### Entries shown
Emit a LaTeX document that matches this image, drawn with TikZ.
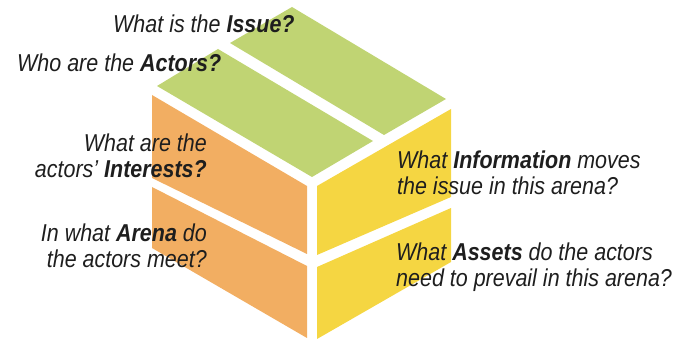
\documentclass[tikz,border=0pt]{standalone}
\usepackage{fontspec}
\setmainfont{Liberation Sans}[FakeStretch=0.88]
\definecolor{cgreen}{RGB}{192,212,115}
\definecolor{corange}{RGB}{242,174,98}
\definecolor{cyellow}{RGB}{245,214,66}
\definecolor{ctext}{RGB}{30,30,30}
\tikzset{
  face/.style={draw=none},
  question/.style={inner sep=0pt, text=ctext, font=\fontsize{24.4}{26.5}\selectfont\itshape},
}
\begin{document}
\begin{tikzpicture}[x=1pt,y=-1pt]
\useasboundingbox (0,0) rectangle (678,339);
% top face (green)
\fill[face,cgreen] (292,7) -- (446,99) -- (384,135) -- (230,43) -- cycle;
\fill[face,cgreen] (218,49) -- (373,141) -- (312,177) -- (157,86) -- cycle;
% left face (orange)
\fill[face,corange] (152,95) -- (307,186) -- (307,254) -- (152,178) -- cycle;
\fill[face,corange] (152,187) -- (307,266) -- (307,338) -- (152,248) -- cycle;
% right face (yellow)
\fill[face,cyellow] (317,186) -- (451,109) -- (451,197) -- (317,255) -- cycle;
\fill[face,cyellow] (317,267) -- (451,208) -- (451,262) -- (317,339) -- cycle;
% questions (base anchor of a two-line node = baseline of its last line)
\node[question, anchor=base west] (issue) at (113,33) {What is the \textbf{Issue?}};
\node[question, anchor=base west] (actors) at (17,72) {Who are the \textbf{Actors?}};
\node[question, anchor=base east, align=right] (interests) at (207,178) {What are the\\actors’ \textbf{Interests?}};
\node[question, anchor=base east, align=right] (arena) at (207,268) {In what \textbf{Arena} do\\the actors meet?};
\node[question, anchor=base west, align=left] (info) at (397,195) {What \textbf{Information} moves\\the issue in this arena?};
\node[question, anchor=base west, align=left] (assets) at (396,287) {What \textbf{Assets} do the actors\\need to prevail in this arena?};
\end{tikzpicture}
\end{document}
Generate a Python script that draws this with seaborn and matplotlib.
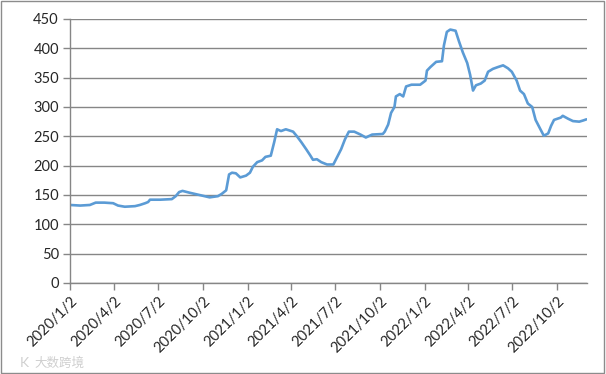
import pandas as pd
import seaborn as sns
import matplotlib.pyplot as plt
import matplotlib.dates as mdates
from matplotlib.patches import Rectangle

# data
dates = [
    "2020-01-02", "2020-01-23", "2020-02-12", "2020-02-24", "2020-03-13", "2020-03-31",
    "2020-04-10", "2020-04-24", "2020-05-15", "2020-05-25", "2020-06-05", "2020-06-11",
    "2020-06-15", "2020-07-06", "2020-07-30", "2020-08-07", "2020-08-14", "2020-08-21",
    "2020-09-04", "2020-09-25", "2020-10-16", "2020-11-02", "2020-11-10", "2020-11-19",
    "2020-11-25", "2020-12-01", "2020-12-09", "2020-12-18", "2020-12-30", "2021-01-07",
    "2021-01-13", "2021-01-22", "2021-02-01", "2021-02-08", "2021-02-19", "2021-02-26",
    "2021-03-04", "2021-03-12", "2021-03-22", "2021-04-06", "2021-04-14", "2021-04-23",
    "2021-05-03", "2021-05-11", "2021-05-17", "2021-05-25", "2021-06-03", "2021-06-15",
    "2021-06-28", "2021-07-06", "2021-07-14", "2021-07-22", "2021-07-30", "2021-08-10",
    "2021-08-23", "2021-09-03", "2021-09-16", "2021-10-08", "2021-10-12", "2021-10-19",
    "2021-10-25", "2021-11-01", "2021-11-04", "2021-11-12", "2021-11-19", "2021-11-25",
    "2021-12-06", "2021-12-24", "2022-01-04", "2022-01-07", "2022-01-14", "2022-01-26",
    "2022-02-07", "2022-02-11", "2022-02-17", "2022-02-24", "2022-03-07", "2022-03-14",
    "2022-03-22", "2022-03-31", "2022-04-06", "2022-04-12", "2022-04-18", "2022-04-28",
    "2022-05-06", "2022-05-13", "2022-05-23", "2022-06-02", "2022-06-13", "2022-06-23",
    "2022-07-01", "2022-07-11", "2022-07-18", "2022-07-26", "2022-08-03", "2022-08-12",
    "2022-08-19", "2022-08-29", "2022-09-05", "2022-09-14", "2022-09-20", "2022-09-26",
    "2022-10-10", "2022-10-14", "2022-10-25", "2022-11-04", "2022-11-17", "2022-11-25",
    "2022-12-02",
]
values = [
    133, 132, 133, 137, 137, 136,
    132, 130, 131, 133, 136, 138,
    142, 142, 143, 148, 155, 157,
    154, 150, 146, 148, 152, 158,
    185, 188, 187, 180, 183, 188,
    198, 206, 209, 215, 217, 240,
    262, 259, 262, 258, 250, 240,
    228, 218, 210, 211, 206, 202,
    202, 215, 228, 245, 258, 258,
    253, 248, 253, 254, 258, 270,
    290, 300, 318, 322, 318, 335,
    338, 338, 345, 362, 368, 377,
    378, 405, 428, 432, 430, 412,
    393, 375, 355, 328, 337, 340,
    345, 360, 365, 368, 371, 366,
    360, 345, 328, 322, 306, 300,
    278, 262, 251, 255, 268, 278,
    282, 285, 280, 276, 275, 277,
    279,
]
tick_dates = ["2020-01-02", "2020-04-02", "2020-07-02", "2020-10-02",
              "2021-01-02", "2021-04-02", "2021-07-02", "2021-10-02",
              "2022-01-02", "2022-04-02", "2022-07-02", "2022-10-02"]
y_ticks = [0, 50, 100, 150, 200, 250, 300, 350, 400, 450]

df = pd.DataFrame({"date": pd.to_datetime(dates), "value": values})

sns.set_style("white")
plt.rcParams['font.family'] = ['Lato', 'DejaVu Sans']

fig = plt.figure(figsize=(6.06, 3.74), dpi=100)
ax = fig.add_axes([70 / 606, 1 - 283 / 374, 517 / 606, 264 / 374])

sns.lineplot(data=df, x="date", y="value", ax=ax, color="#5b9bd5", linewidth=1.9)

grid_c = "#868686"
ax.set_ylim(0, 450)
ax.set_xlim(pd.Timestamp("2020-01-02"), pd.Timestamp("2022-12-03"))
ax.set_yticks(y_ticks)
ax.yaxis.grid(True, color=grid_c, linewidth=1)
ax.xaxis.grid(False)
ax.set_axisbelow(True)

ticks = pd.to_datetime(tick_dates)
ax.set_xticks(ticks)
ax.set_xticklabels([f"{d.year}/{d.month}/{d.day}" for d in ticks],
                   rotation=45, ha="right", rotation_mode="anchor")
ax.tick_params(axis="x", direction="out", length=5, color=grid_c, width=1,
               labelsize=10.5, pad=3, bottom=True)
ax.tick_params(axis="y", direction="out", length=5, color=grid_c, width=1,
               labelsize=10.5, pad=3, left=True)
ax.set_xlabel("")
ax.set_ylabel("")

for side in ["top", "right"]:
    ax.spines[side].set_visible(False)
for side in ["left", "bottom"]:
    ax.spines[side].set_color(grid_c)
    ax.spines[side].set_linewidth(1)

# chart border and watermark
fig.patches.append(Rectangle((0.002, 0.003), 0.995, 0.994, transform=fig.transFigure,
                             fill=False, edgecolor="#8c8c8c", linewidth=1))
fig.text(24 / 606, 1 - 363 / 374, "K", fontsize=10, color="#d0d0d0", va="center",
         ha="center")
fig.text(34 / 606, 1 - 363 / 374, "大数跨境", fontsize=9, color="#cfcfcf", va="center",
         family=['Noto Sans CJK SC', 'DejaVu Sans'])

plt.savefig("out.png", dpi=100)
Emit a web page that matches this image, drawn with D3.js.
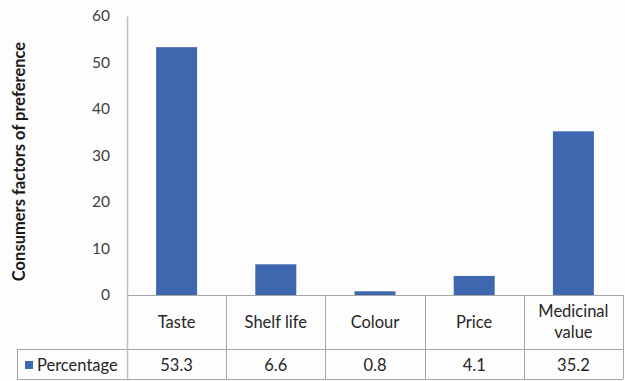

### Task brief
From the records above, quote word for word only the lines beginning at the line that has "Generate a Python" and stopping after the line that has "from matplotlib.patches import Rectangle". Omit the pictures.

### Final answer
Generate a Python script that draws this with seaborn and matplotlib.
import pandas as pd
import seaborn as sns
import matplotlib.pyplot as plt
import matplotlib.dates as mdates
from matplotlib.patches import Rectangle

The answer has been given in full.